Research has found that actually all of those took place, but none on its own fully explains the collapse that gradually swept through, over the course of a century and a half. That is why today, archaeologists recognize the complexity of what happened.

Trophy skulls, together with a growing list of scattered finds from other sites in Belize, Honduras and Mexico, provide intriguing evidence that the conflict may have been civil in nature, pitting rising powers in the north against the established dynasties in the south.

Ceramic vessels found alongside the Pacbitun warrior and his trophy skull date to the eighth or ninth century, just prior to the site’s abandonment.

During this period, Pacbitun and other Maya cities in the southern lowlands were beginning their decline, while Maya political centers in the north, in what is now Mexico´s Yucatan Península, rose to dominance. But the exact timing and nature of this power transition remains uncertain.

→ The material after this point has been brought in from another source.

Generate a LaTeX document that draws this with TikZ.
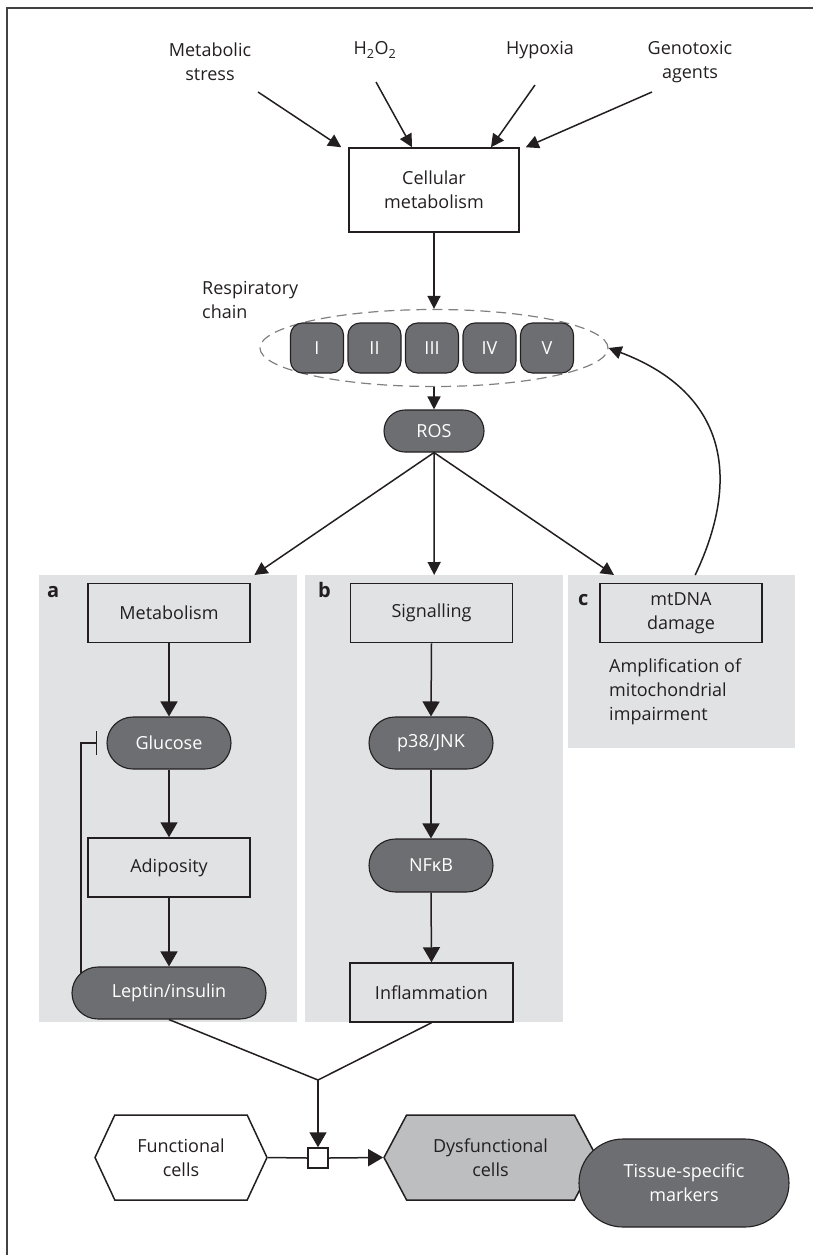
\documentclass[tikz,border=0pt]{standalone}
\usepackage{fontspec}
\setmainfont{Open Sans}
\usetikzlibrary{arrows.meta,shapes.misc,shapes.geometric,shapes.symbols}
\definecolor{nodegray}{RGB}{109,110,113}
\definecolor{panelgray}{RGB}{225,226,228}
\definecolor{cellgray}{RGB}{189,190,192}
\definecolor{ink}{RGB}{35,31,32}
\definecolor{dashgray}{RGB}{128,128,128}

\begin{document}
\begin{tikzpicture}[x=1pt,y=-1pt,
  font=\fontsize{18}{24}\selectfont,
  conn/.style={draw=ink,line width=1.5pt},
  arr/.style={conn,-{Triangle[length=13pt,width=13pt]}},
  bigarr/.style={conn,-{Triangle[length=15pt,width=17pt]}},
  inhib/.style={conn,-{Bar[width=24pt,line width=1.5pt]}},
  plain/.style={align=center,text=ink,inner sep=0pt},
  whitebox/.style={plain,draw=ink,line width=1.5pt,minimum width=162pt,minimum height=59pt},
  pill/.style={rounded rectangle,fill=nodegray,draw=ink,line width=1.1pt,text=white,align=center,inner sep=0pt,minimum height=52pt},
  complex/.style={rounded corners=12pt,fill=nodegray,draw=ink,line width=1.1pt,text=white,minimum width=53pt,minimum height=50pt,inner sep=0pt},
  panel/.style={fill=panelgray,inner sep=0pt,anchor=north west},
  hexa/.style={signal,signal to=west and east,draw=ink,line width=1.5pt,align=center,text=ink,inner sep=0pt,minimum height=85pt},
  tag/.style={font=\fontsize{20}{24}\selectfont\bfseries,text=ink,anchor=base west,inner sep=0pt}
]
\useasboundingbox (0,0) rectangle (813,1255);

% page frame
\draw[draw=ink!85,line width=1.5pt] (7,1255) -- (7,8) -- (813,8);

% shaded panels a, b, c
\node[panel,minimum width=258pt,minimum height=447pt] (pa) at (39,575) {};
\node[panel,minimum width=258pt,minimum height=447pt] (pb) at (305,575) {};
\node[panel,minimum width=227pt,minimum height=173pt] (pc) at (568,575) {};

% stress inputs
\node[plain] (ms) at (210,62) {Metabolic\\stress};
\node[plain] (hp) at (375,50) {H\textsubscript{2}O\textsubscript{2}};
\node[plain] (hx) at (540,50) {Hypoxia};
\node[plain] (gt) at (690,62) {Genotoxic\\agents};
\node[whitebox,minimum width=170pt,minimum height=84pt] (cm) at (434,190) {Cellular\\metabolism};

\coordinate (msA) at (258,92);
\coordinate (hpA) at (376,82);
\coordinate (hxA) at (535,85);
\coordinate (gtA) at (652,92);
\draw[arr] (msA) -- ([xshift=-7pt]cm.north west);
\draw[arr] (hpA) -- ([xshift=-22pt]cm.north);
\draw[arr] (hxA) -- ([xshift=57pt]cm.north);
\draw[arr] (gtA) -- ([xshift=6pt]cm.north east);

% respiratory chain
\node[plain,align=left,anchor=north west] (rcl) at (202,281) {Respiratory\\chain};
\node[ellipse,draw=dashgray,dash pattern=on 10pt off 6pt,line width=1.2pt,minimum width=348pt,minimum height=77pt,inner sep=0pt] (rc) at (434,348) {};
\foreach \n/\x/\l in {1/317/I,2/374.5/II,3/432/III,4/489.5/IV,5/547/V}
  \node[complex] (c\n) at (\x,348) {\l};
\draw[arr] (cm.south) -- (rc.north);

\node[pill,minimum width=100pt,minimum height=42pt] (ros) at (434,431) {ROS};
\draw[arr] (rc.south) -- (ros.north);

\draw[arr] (ros.south) -- ([xshift=-43pt]pa.north east);
\draw[arr] (ros.south) -- (pb.north);
\draw[arr] (ros.south) -- ([xshift=46pt]pc.north west);

% feedback from mtDNA damage to the chain
\draw[arr] ([xshift=13.5pt]pc.north) .. controls (745,470) and (720,390) .. (rc.east);

% panel labels
\node[tag] (ta) at (47,597) {a};
\node[tag] (tb) at (318,597) {b};
\node[tag] (tc) at (578,605) {c};

% panel contents
\node[whitebox] (met) at (169,613) {Metabolism};
\node[whitebox] (sig) at (431.5,613) {Signalling};
\node[whitebox] (mtd) at (681,613) {mtDNA\\damage};
\node[plain,align=left,anchor=north west] (amp) at (609,659) {Amplification of\\mitochondrial\\impairment};

\node[pill,minimum width=124pt] (glu) at (169,743) {Glucose};
\node[pill,minimum width=124pt] (p38) at (431,743) {p38/JNK};
\node[whitebox] (adi) at (169,867.5) {Adiposity};
\node[pill,minimum width=124pt,minimum height=53pt] (nfk) at (431,865.5) {NFκB};
\node[pill,minimum width=194pt] (lep) at (169,993) {Leptin/insulin};
\node[whitebox,minimum width=163pt] (inf) at (431.5,992.5) {Inflammation};

\draw[bigarr] (met.south) -- (glu.north);
\draw[bigarr] (glu.south) -- (adi.north);
\draw[bigarr] (adi.south) -- (lep.north);
\draw[bigarr] (sig.south) -- (p38.north);
\draw[bigarr] (p38.south) -- (nfk.north);
\draw[bigarr] (nfk.south) -- (inf.north);
\draw[inhib] (lep.167) |- ([xshift=-9pt]glu.west);

% cell fate
\coordinate (jn) at (318,1080);
\draw[conn] (lep.south) -- (jn) -- (inf.south);
\node[draw=ink,fill=white,line width=1.5pt,minimum size=20pt,inner sep=0pt] (sq) at (318,1158) {};
\draw[bigarr] (jn) -- (sq.north);
\node[hexa,fill=white,minimum width=172pt,signal pointer angle=130] (fc) at (181,1157.5) {Functional\\cells};
\node[hexa,fill=cellgray,minimum width=213pt,signal pointer angle=124] (dc) at (490.5,1157.5) {Dysfunctional\\cells};
\node[pill,minimum width=210pt,minimum height=88pt] (tsm) at (684,1183) {Tissue-specific\\markers};
\draw[conn] (fc.east) -- (sq.west);
\draw[bigarr] (sq.east) -- (dc.west);
\end{tikzpicture}
\end{document}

In many of these northern cities, art from this period is notoriously militaristic, abounding with skulls and bones and often showing war captives being killed and decapitated.

Portions of the Pakal Na trophy skull, found in the south with a northern warrior. Patricia A. McAnany, CC BY-ND

At Pakal Na, another southern site in Belize, a similar trophy skull was discovered, but this one had inscribed with fire and animal imagery resembling northern military symbolism, suggesting a northern origin of the warrior it was buried with. The presence of northern military paraphernalia in the form of these skulls may point to a loss of control by local leaders.

Archaeologist Patricia McAnany has claimed that the presence of northerners in the valleys of central Belize may be related to the cacao trade, the plant from which chocolate is made. Cacao was an important ingredient in rituals, and a symbol of wealth and power of Maya elites. However, the geology of the northern Yucatan makes it difficult to grow cacao on a large scale, necessitating the establishment of a reliable supply source from elsewhere.

Other evidence at a number of sites in the southern highlands seems to mark a sudden and violent end for the community’s ruling order. Archaeologists have found evidence for the execution of one ruling family and desecration of sacred sites and elite tombs.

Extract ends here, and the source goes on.